Friday, June 6, 2008

People Are Strange... When You're A Stranger



I’m not usually one for horror movies. I was never into them when I was a kid and my affinity for them has never grown. However, I was interested in seeing The Strangers because it looked like something really horrible; violent, vicious killings for no reason. I joked with a friend that I would rather be in the Saw movie than The Strangers because if all I had to do to escape was cut off my foot, then take the left one, please, it’s my bad foot anyway. But the random, senseless violence that plagues this country is far more terrifying to me than any ‘torture porn’ that’s been so chic lately. As a student of cinema, I’m reminded of the late Seventies when horror films such as Last House on the Left and Texas Chainsaw Massacre changed the tone of the genre from the monster/sci-fi movies of the Fifties and popular British vampire movies of the Sixties.
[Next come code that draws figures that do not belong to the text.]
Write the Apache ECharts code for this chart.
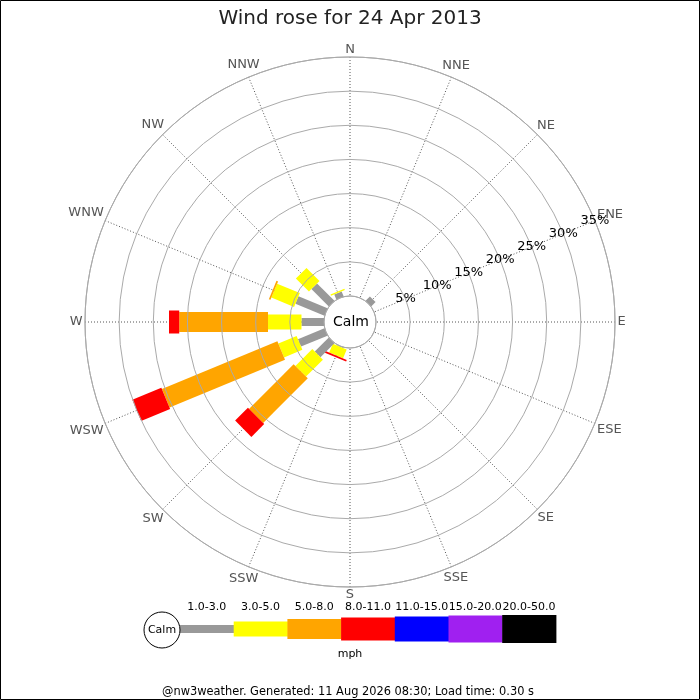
<!DOCTYPE html>
<html>
<head>
<meta charset="utf-8">
<title>Wind rose</title>
<script src="https://cdn.jsdelivr.net/npm/echarts@6/dist/echarts.min.js"></script>
</head>
<body style="margin:0;">
<div id="main" style="width:700px;height:700px;"></div>
<script type="text/javascript">
// compass points, clockwise from north
var directions = ['N', 'NNE', 'NE', 'ENE', 'E', 'ESE', 'SE', 'SSE',
                  'S', 'SSW', 'SW', 'WSW', 'W', 'WNW', 'NW', 'NNW'];
// speed bands (mph)
var bandLabels = ['1.0-3.0', '3.0-5.0', '5.0-8.0', '8.0-11.0', '11.0-15.0', '15.0-20.0', '20.0-50.0'];
var bandColors = ['#999999', '#ffff00', '#ffa500', '#ff0000', '#0000ff', '#a020f0', '#000000'];
var bandWidths = [8, 15, 20, 23, 25, 27, 28];
// percent of time per direction, one list per band
var band1to3   = [0, 0, 0.9, 0, 0, 0, 0, 0, 0, 0.1, 2.9, 4.2, 3.3, 4.6, 3.6, 0.8];
var band3to5   = [0, 0, 0, 0, 0, 0, 0, 0, 0, 1.4, 3.5, 2.9, 4.9, 3.6, 2.7, 0.2];
var band5to8   = [0, 0, 0, 0, 0, 0, 0, 0, 0, 0, 9.25, 18.3, 13.0, 0.25, 0, 0];
var band8to11  = [0, 0, 0, 0, 0, 0, 0, 0, 0, 0.25, 2.65, 4.6, 1.5, 0, 0, 0];
var band11to15 = [0, 0, 0, 0, 0, 0, 0, 0, 0, 0, 0, 0, 0, 0, 0, 0];
var band15to20 = [0, 0, 0, 0, 0, 0, 0, 0, 0, 0, 0, 0, 0, 0, 0, 0];
var band20to50 = [0, 0, 0, 0, 0, 0, 0, 0, 0, 0, 0, 0, 0, 0, 0, 0];
var ringTicks = [0, 5, 10, 15, 20, 25, 30, 35];
var titleText = 'Wind rose for 24 Apr 2013';
var footerText = '@nw3weather. Generated: 11 Aug 2026 08:30; Load time: 0.30 s';

var bands = [band1to3, band3to5, band5to8, band8to11, band11to15, band15to20, band20to50];
var font = 'DejaVu Sans';
var ringMax = ringTicks[ringTicks.length - 1];

// angle axis runs from ENE (where the % labels sit) all the way round
var angMin = 67.5;
function toAxisAngle(deg) { return deg < angMin ? deg + 360 : deg; }

// stacked pieces: [from%, to%, angle, band]
var pieces = [];
for (var d = 0; d < directions.length; d++) {
    var acc = 0;
    for (var b = 0; b < bands.length; b++) {
        var v = bands[b][d];
        if (v > 0) {
            pieces.push([acc, acc + v, toAxisAngle(d * 22.5), b]);
            acc += v;
        }
    }
}
// compass labels sit just outside the outer ring
var dirLabelData = directions.map(function (name, i) {
    return [ringMax, toAxisAngle(i * 22.5), i];
});

function renderPiece(params, api) {
    var r0 = api.value(0), r1 = api.value(1), a = api.value(2), b = api.value(3);
    var p0 = api.coord([r0, a]);
    var p1 = api.coord([r1, a]);
    var dx = p1[0] - p0[0], dy = p1[1] - p0[1];
    var len = Math.sqrt(dx * dx + dy * dy) || 1;
    var hw = bandWidths[b] / 2;
    var nx = -dy / len * hw, ny = dx / len * hw;
    return {
        type: 'polygon',
        shape: {
            points: [
                [p0[0] + nx, p0[1] + ny],
                [p1[0] + nx, p1[1] + ny],
                [p1[0] - nx, p1[1] - ny],
                [p0[0] - nx, p0[1] - ny]
            ]
        },
        style: { fill: bandColors[b], stroke: null }
    };
}

var measureCtx = document.createElement('canvas').getContext('2d');
var dirFont = '13px "DejaVu Sans"';
measureCtx.font = dirFont;

function renderDirLabel(params, api) {
    var a = api.value(1), idx = api.value(2);
    var text = directions[idx];
    var pIn = api.coord([0, a]);
    var pOut = api.coord([api.value(0), a]);
    var ux = pOut[0] - pIn[0], uy = pOut[1] - pIn[1];
    var len = Math.sqrt(ux * ux + uy * uy) || 1;
    ux /= len; uy /= len;
    var hw = measureCtx.measureText(text).width / 2, hh = 4.8;
    var off = 2.5 + hw * Math.abs(ux) + hh * Math.abs(uy);
    return {
        type: 'text',
        x: pOut[0] + ux * off,
        y: pOut[1] + uy * off,
        style: { text: text, font: dirFont, fill: '#555', align: 'center', verticalAlign: 'middle' }
    };
}

// legend along the bottom
var legendGraphics = [];
var segW = 53.7, segX0 = 180, legY = 629;
legendGraphics.push({
    type: 'circle', shape: { cx: 162, cy: 630, r: 18 },
    style: { fill: '#fff', stroke: '#000', lineWidth: 1 }, z: 10
});
legendGraphics.push({
    type: 'text', x: 162, y: 630, z: 11,
    style: { text: 'Calm', font: '11px "DejaVu Sans"', fill: '#000', align: 'center', verticalAlign: 'middle' }
});
for (var i = 0; i < bandLabels.length; i++) {
    var x = segX0 + i * segW;
    legendGraphics.push({
        type: 'rect', z: 5,
        shape: { x: x, y: legY - bandWidths[i] / 2, width: segW + 0.5, height: bandWidths[i] },
        style: { fill: bandColors[i] }
    });
    legendGraphics.push({
        type: 'text', x: x + segW / 2, y: 607, z: 5,
        style: { text: bandLabels[i], font: '11px "DejaVu Sans"', fill: '#000', align: 'center', verticalAlign: 'middle' }
    });
}
legendGraphics.push({
    type: 'text', x: 350, y: 654,
    style: { text: 'mph', font: '11px "DejaVu Sans"', fill: '#000', align: 'center', verticalAlign: 'middle' }
});
legendGraphics.push({
    type: 'text', x: 348, y: 692,
    style: { text: footerText, font: '11.4px "DejaVu Sans"', fill: '#000', align: 'center', verticalAlign: 'middle' }
});
legendGraphics.push({
    type: 'text', x: 351, y: 322, z: 20,
    style: { text: 'Calm', font: '14px "DejaVu Sans"', fill: '#000', align: 'center', verticalAlign: 'middle' }
});
legendGraphics.push({
    type: 'rect', shape: { x: 0.5, y: 0.5, width: 699, height: 699 },
    style: { fill: 'none', stroke: '#000', lineWidth: 1 }, z: 30
});

var myChart = echarts.init(document.getElementById('main'));
var option = {
    backgroundColor: '#fff',
    animation: false,
    textStyle: { fontFamily: font },
    title: {
        text: titleText,
        left: 'center',
        top: 4,
        textStyle: { fontFamily: font, fontSize: 20, fontWeight: 'normal', color: '#222' }
    },
    polar: {
        center: [350, 322],
        radius: [26, 265]
    },
    angleAxis: {
        type: 'value',
        min: angMin,
        max: angMin + 360,
        interval: 22.5,
        startAngle: 22.5,
        clockwise: true,
        axisLine: { show: true, lineStyle: { color: '#aaa', width: 1 } },
        axisTick: { show: false },
        axisLabel: { show: false },
        splitLine: { show: true, lineStyle: { color: '#555', width: 1, type: [1, 2] } }
    },
    radiusAxis: {
        type: 'value',
        min: ringTicks[0],
        max: ringMax,
        interval: 5,
        axisLine: { show: false },
        axisTick: { show: false },
        axisLabel: {
            margin: 0,
            align: 'center',
            verticalAlign: 'middle',
            color: '#000',
            fontSize: 13,
            fontFamily: font,
            formatter: function (v) { return v === 0 ? '' : v + '%'; }
        },
        splitLine: { show: true, lineStyle: { color: '#aaa', width: 1 } },
        z: 10
    },
    series: [{
        type: 'custom',
        coordinateSystem: 'polar',
        dimensions: ['from', 'to', 'angle', 'band'],
        encode: { radius: [0, 1], angle: 2 },
        renderItem: renderPiece,
        data: pieces,
        clip: false,
        z: 5
    }, {
        type: 'custom',
        coordinateSystem: 'polar',
        dimensions: ['radius', 'angle', 'dir'],
        encode: { radius: 0, angle: 1 },
        renderItem: renderDirLabel,
        data: dirLabelData,
        clip: false,
        silent: true,
        z: 6
    }],
    graphic: legendGraphics
};
myChart.setOption(option);
</script>
</body>
</html>
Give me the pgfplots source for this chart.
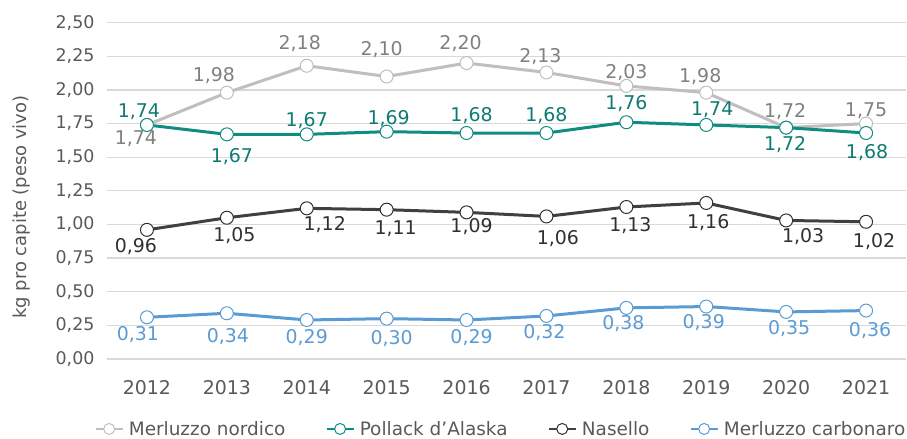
\documentclass[border=0pt]{standalone}
\usepackage{fontspec}
\setmainfont{DejaVu Sans}
\usepackage{pgfplots}
\usepackage{pgfplotstable}
\pgfplotsset{compat=1.18}

\definecolor{nordline}{RGB}{191,191,191}
\definecolor{nordtext}{RGB}{128,128,128}
\definecolor{polline}{RGB}{16,140,130}
\definecolor{poltext}{RGB}{14,122,114}
\definecolor{nasline}{RGB}{64,64,64}
\definecolor{nastext}{RGB}{48,48,48}
\definecolor{carline}{RGB}{91,155,213}
\definecolor{cartext}{RGB}{91,155,213}
\definecolor{ticktext}{RGB}{89,89,89}
\definecolor{gridc}{RGB}{217,217,217}

% x y dx dy  (dx, dy: label shift in bp from the point)
\pgfplotstableread{
x y dx dy
0 1.74 -11 -19.5
1 1.98 -13 11.5
2 2.18 -7 16
3 2.10 -5 21
4 2.20 -6 13.6
5 2.13 -6 9.6
6 2.03 0 7.5
7 1.98 -6 10
8 1.72 -1 10.5
9 1.75 0 7.4
}\nordico
\pgfplotstableread{
x y dx dy
0 1.74 -8 7
1 1.67 5 -28.5
2 1.67 0 8
3 1.69 2 7
4 1.68 5 12
5 1.68 0 12
6 1.76 0 13
7 1.74 6 9
8 1.72 -1 -23
9 1.68 1 -25
}\pollack
\pgfplotstableread{
x y dx dy
0 0.96 -11 -23
1 1.05 7.5 -23.3
2 1.12 18 -21.7
3 1.11 9 -24.7
4 1.09 5 -20.4
5 1.06 11.5 -28
6 1.13 4 -24.8
7 1.16 2 -25.4
8 1.03 17 -22.3
9 1.02 8 -26
}\nasello
\pgfplotstableread{
x y dx dy
0 0.31 -9 -23.7
1 0.34 1 -29.5
2 0.29 0 -23.7
3 0.30 5 -25.7
4 0.29 5 -23.7
5 0.32 -2 -22.8
6 0.38 -3 -21.4
7 0.39 -2.5 -22.2
8 0.35 3 -22.4
9 0.36 4 -25.5
}\carbonaro

\begin{document}
\begin{tikzpicture}
\useasboundingbox (0,0) rectangle (907bp,439bp);
\begin{axis}[
    at={(107bp,80bp)}, anchor=south west,
    scale only axis,
    width=799bp, height=336.3bp,
    xmin=-0.5, xmax=9.5,
    ymin=0, ymax=2.5,
    xtick={0,...,9},
    xticklabels={2012,2013,2014,2015,2016,2017,2018,2019,2020,2021},
    ytick={0,0.25,...,2.5},
    /pgf/number format/assume math mode=true,
    tick label style={text=ticktext},
    xticklabel style={yshift=-18bp, font=\fontsize{19}{21}\selectfont},
    yticklabel style={xshift=-9bp, font=\fontsize{17.5}{20}\selectfont,
        /pgf/number format/use comma,
        /pgf/number format/fixed, /pgf/number format/fixed zerofill,
        /pgf/number format/precision=2},
    major tick length=0pt,
    axis line style={draw=none},
    ymajorgrids,
    grid style={gridc, line width=1.3bp},
    ylabel={kg pro capite (peso vivo)},
    ylabel style={at={(axis description cs:-0.1064,0.452)}, anchor=center,
        font=\fontsize{18}{20}\selectfont, text=ticktext},
    clip=false,
    every axis plot/.append style={line width=3bp, mark=*, mark size=6.5bp},
    legend columns=4,
    legend style={at={(0.493,-0.208)}, anchor=center, draw=none, fill=none,
        font=\fontsize{18.5}{20}\selectfont, text=ticktext,
        /tikz/every odd column/.append style={column sep=3bp},
        /tikz/every even column/.append style={column sep=38bp},
        inner sep=0pt},
    legend image code/.code={
        \draw[mark repeat=2, mark phase=2, #1, line width=2.4bp, mark size=5.5bp]
            plot coordinates {(0bp,0bp) (13.5bp,0bp) (27bp,0bp)};
    },
    lbl/.style={
        nodes near coords,
        point meta=y,
        visualization depends on={\thisrow{dx} \as \ldx},
        visualization depends on={\thisrow{dy} \as \ldy},
        every node near coord/.style={anchor=base, inner sep=0pt,
            xshift=\ldx bp, yshift=\ldy bp, font=\fontsize{19}{21}\selectfont,
            text=#1,
            /pgf/number format/use comma, /pgf/number format/fixed,
            /pgf/number format/fixed zerofill, /pgf/number format/precision=2,
            /pgf/number format/assume math mode=true},
    },
]
\addplot[nordline, mark options={fill=white, draw=nordline, line width=1bp},
    lbl=nordtext] table[x=x, y=y] {\nordico};
\addlegendentry{Merluzzo nordico}
\addplot[polline, mark options={fill=white, draw=polline, line width=1bp},
    lbl=poltext] table[x=x, y=y] {\pollack};
\addlegendentry{Pollack d'Alaska}
\addplot[nasline, mark options={fill=white, draw=nastext, line width=1bp},
    lbl=nastext] table[x=x, y=y] {\nasello};
\addlegendentry{Nasello}
\addplot[carline, mark options={fill=white, draw=carline, line width=1bp},
    lbl=cartext] table[x=x, y=y] {\carbonaro};
\addlegendentry{Merluzzo carbonaro}
\end{axis}
\end{tikzpicture}
\end{document}
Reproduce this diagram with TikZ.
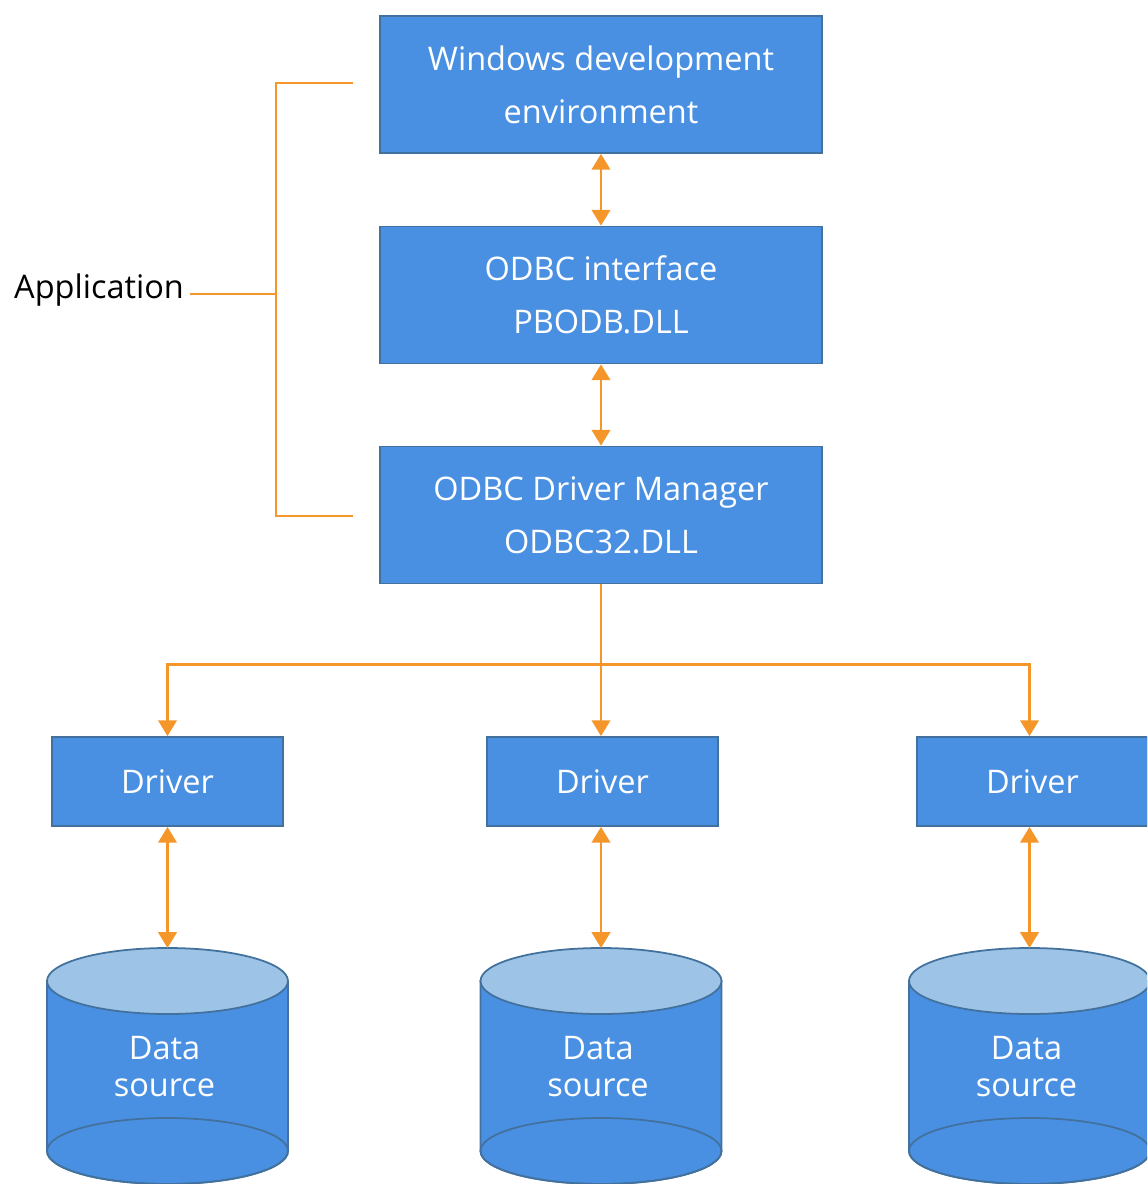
\documentclass[tikz,border=0pt]{standalone}
\usepackage{fontspec}
\setmainfont{Open Sans}
\usetikzlibrary{arrows.meta}
\definecolor{boxblue}{HTML}{4A90E2}
\definecolor{boxedge}{HTML}{41719C}
\definecolor{toplight}{HTML}{9DC3E6}
\definecolor{linkorange}{HTML}{F5962A}
\tikzset{
  box/.style={draw=boxedge, line width=1pt, fill=boxblue, text=white, align=center,
    minimum width=8.84cm, minimum height=2.74cm, inner sep=0pt,
    font=\fontsize{18.5}{30}\selectfont},
  drvbox/.style={draw=boxedge, line width=1pt, fill=boxblue, text=white,
    minimum width=4.62cm, minimum height=1.78cm, inner sep=0pt,
    font=\fontsize{18.5}{20}\selectfont},
  link/.style={draw=linkorange, line width=1.4pt},
  tip/.style={-{Triangle[width=10.5pt,length=9pt]}},
  dtip/.style={{Triangle[width=10.5pt,length=9pt]}-{Triangle[width=10.5pt,length=9pt]}},
  cylbody/.style={fill=boxblue, draw=boxedge, line width=1pt},
  cyltop/.style={fill=toplight, draw=boxedge, line width=1pt},
  cyltext/.style={text=white, align=center, font=\fontsize{18.5}{21}\selectfont},
}
\begin{document}
\begin{tikzpicture}[x=0.02cm, y=-0.02cm]
\path[use as bounding box] (0,0) rectangle (1147,1184);
\clip (0,0) rectangle (1147,1184);

% application stack
\node[box] (wde) at (601,84.5) {Windows development\\environment};
\node[box] (odbc) at (601,295) {ODBC interface\\PBODB.DLL};
\node[box] (dm) at (601,515) {ODBC Driver Manager\\ODBC32.DLL};

% drivers
\node[drvbox] (d1) at (167.5,781.5) {Driver};
\node[drvbox] (d2) at (602.5,781.5) {Driver};
\node[drvbox] (d3) at (1032.5,781.5) {Driver};

% data sources drawn as cylinders
\foreach \cx/\nm in {167.5/ds1, 601/ds2, 1029.5/ds3}{
  \path[cylbody] (\cx-120.5,981) -- (\cx-120.5,1151)
     arc[start angle=180, end angle=0, x radius=120.5, y radius=33]
     -- (\cx+120.5,981) -- cycle;
  \draw[boxedge, line width=1pt] (\cx,1151) ellipse[x radius=120.5, y radius=33];
  \path[cyltop] (\cx,981) ellipse[x radius=120.5, y radius=33];
  \coordinate (\nm) at (\cx,948);
  \node[cyltext] (\nm text) at (\cx-3,1066.5) {Data\\source};
}

% connectors
\draw[link, dtip] (wde.south) -- (odbc.north);
\draw[link, dtip] (odbc.south) -- (dm.north);
\draw[link] (dm.south) -- ++(0,80) coordinate (split);
\draw[link, tip] (split) -| (d1.north);
\draw[link, tip] (split) -- (split |- d2.north);
\draw[link, tip] (split) -| (ds3 |- d3.north);
\draw[link, dtip] (d1.south) -- (ds1);
\draw[link, dtip] (d2.south -| ds2) -- (ds2);
\draw[link, dtip] (d3.south -| ds3) -- (ds3);

% application bracket
\node[anchor=west, font=\fontsize{18.5}{20}\selectfont] (app) at (8,290) {Application};
\coordinate (brtop) at (353,83);
\coordinate (brbot) at (353,516);
\coordinate (brmid) at (276,294);
\draw[link, line width=1.1pt] (brtop) -- (276,83) -- (276,516) -- (brbot);
\draw[link, line width=1.1pt] (app.east |- brmid) -- (brmid);
\end{tikzpicture}
\end{document}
While it seemed a sort of change was happening again in the past few years, I think a film like The Strangers taps into that similar vein. There is nothing supernatural or over the top, but a ‘based on true events’ story made in a classical horror fashion that ensures the film is well executed in its intentions.

The film stars Liv Tyler and Scott Speedman as a couple that spends a night at his family’s summer home and is terrified, tortured and killed by a trio of locals. There is not much else in the way of plot description, but the filmed is carefully paced and well edited to maximize the shock moments and exploit the suspense and audience’s fear. I don’t think many things are more toe-clenching and nail-biting than watching a loved one killed in front of you. Liv Tyler gets most of the heavy work and she is really good at being scared, screaming running and all that required stuff. But, by casting her, the movie is playing on the audience’s sympathies immediately since Liv is quite the ‘sweetheart’ and nobody wants to see Arwen the Elf killed off! Speedman is good his role as well, especially the first part of the movie, dealing with his feelings for Liv and later, when he is unable to adequately protect her. The movie does a great job of trying to paint him as an everyman, “we’re not going to be scared” and then showing him succumbing to his own fears and inadequacies, just like many of us would sure do. The movie was engaging throughout and there were moments of pure tension for me and I was all the more impressed that it was director Bryan Bertino’s first film.



I believe that certain types of movies attract certain type of audiences. And I knew this movie was different when the audience seemed to stop laughing and become truly anxious about the characters. Some of the overriding themes were lost on such an audience, like the senselessness of the violence (they wanted a reason) and the fate of ordinary people in extraordinary circumstances (“Why didn’t he just shoot them?”). Speaking for myself, the film did succeed in tapping into a primal fear of the unknown, reinforcing stereotypes about rural residents and keeping me inside my urban dwellings for another six weeks of winter, at least. For seeing most horror movies that fail to horrify, The Strangers was terribly terrifying and terrific.


The Strangers directed by Bryan Bertino and starring Liv Tyler and Scott Speedman is playing in theatres everywhere.